Kroenke investment worries just got worse as fans of the LA Rams get a $24m payoff in the ultimate story of fan betrayal.
Oh dear, try not to laugh, if at all possible. Invisible Stan Kroenke has just been ordered to pay $24m to LA Ram supporters in St. Louis, the former home of the team.
Stan decided to move without affording any consideration to many of the fans who were also seat licence holders.
As a result, infuriated fans filed a class action lawsuit against the Rams owner because they’d purchased the rights to their tickets at ‘The Dome’ for a period of 30 years.
The lawsuit petitioned for 30% of their original purchase price, significant damages and a full refund for the nine years that the Rams didn’t play in St. Louis. Whoops, that hurts.
If any Arsenal fans are toying with the idea of supporting Kroenke or feel in the mood to forgive him or give him the benefit of the doubt, perhaps they should read the award winning book ‘The Billionaires Club’ by James Montague.
Montague outlines the subterfuge of Stan Kroenke, who put profit before fans and decided to deprive St Louis of its local team, regardless of the impact.
The reaction was furious, not least from the city’s Democrat mayor Francis Slay, who had convened a task force to recommend a $1 billion waterfront stadium in downtown St Louis in order to keep the Rams in the city.
“Let me do something Stan Kroenke did not – thank the St Louis fans of the Rams. St Louisans stood by their team, supporting them through far more losing seasons than winning seasons. The NFL ignored the facts. They ignored the loyalty of St Louis fans. They ignored a viable plan for a new stadium,”
“The NFL sent a loud and clear message: their home cities and hometown fans are commodities to be abandoned once they no longer suit the league’s purposes,”
“I have no real interest in the NFL.”
The fact is that Kroenke will say what people want to hear when he actually talks, which isn’t very often. He is a man that will look after his own interests rather than pay respect to the history of a club and it’s followers.

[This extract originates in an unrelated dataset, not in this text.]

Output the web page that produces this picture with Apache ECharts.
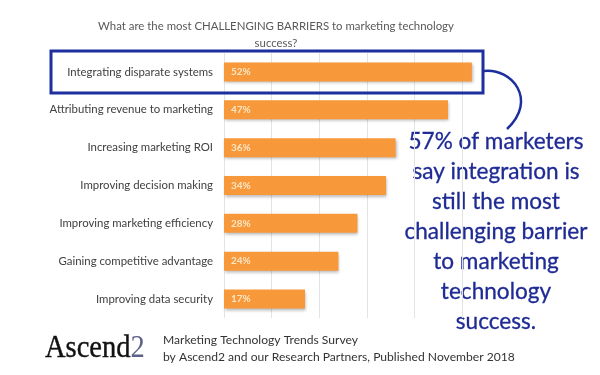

Montague continued to shed light on shady Stan by revealing:
“Kroenke had simply done what others had done before him: found a place that would offer the best deal for the greatest profit. That place was Los Angeles. Kroenke had bought a 40 per cent stake in the LA Rams and had been an integral part of the same consortium that took them to St Louis in 1995, and into the then brand new Trans World Dome, a 70,000-seater state-of-the-art, covered stadium built at a cost of $301million, paid for by St Louis’ taxpayers. As was a $30 million renovation 15 years later.
“I’m born and raised in Missouri,” Kroenke told the St Louis Post-Dispatch when he was seeking approval to purchase the remaining 60 per cent of the team in 2010.
“I’ve been a Missourian for 60 years. People in our state know me. People know I can be trusted. People know I am an honourable guy.”
“But then suddenly, for Kroenke at least, the stadium wasn’t good enough any more. Negotiations with the city for a new publicly funded stadium failed. So, in January 2016, the NFL voted 30 to 2 to allow the Rams to up sticks and move back west. “This has been the most difficult process of my professional career,” Kroenke said in a statement after the decision was taken.
Now and again, I come across a vociferous Kroenke supporter on social media who praises the American’s business acumen and strategies.
They normally state that Arsenal fans are witless and ignorant to the long term vision and plan, but I’m sure people in St Louis would advise Arsenal fans to show a level of extreme caution where Kroenke is concerned.
Sadly, this latest story is a victory for fans in America, but it may have some impact on Arsenal’s immediate plans for the future.
Kroenke is also quoted as being indifferent to success and that it’s not the main objective. Montague tends to clarify that position beautifully when he says:
“American football profit isn’t necessarily based on success on the field of play. The Cowboys have not reached the Super Bowl in nearly 20 years. Instead, they have increased their wealth thanks to booming TV contracts, clever sponsorship deals and an unusual form of protectionism. Essentially, the NFL is a cartel of 32 teams untroubled by failure unless it is a failure to make money. There is no promotion or relegation, nor any fixed geographical identity.
Any history is connected to the brand, not necessarily the city that hosts them, allowing owners to shop around from host to host and state to state to get the best deal for its franchise, largely in the shape of tax breaks for building their stadium.”
That explains that then. Kroenke purchases commercial vehicles that generates continuous streams of revenue through its brand appeal. We call them supporters, although that revenue is becoming secondary to sponsorship, television income and other endorsements.
Kroenke sold the fans from St Louis down the river and he’d do the same to Arsenal, if he hadn’t already done so.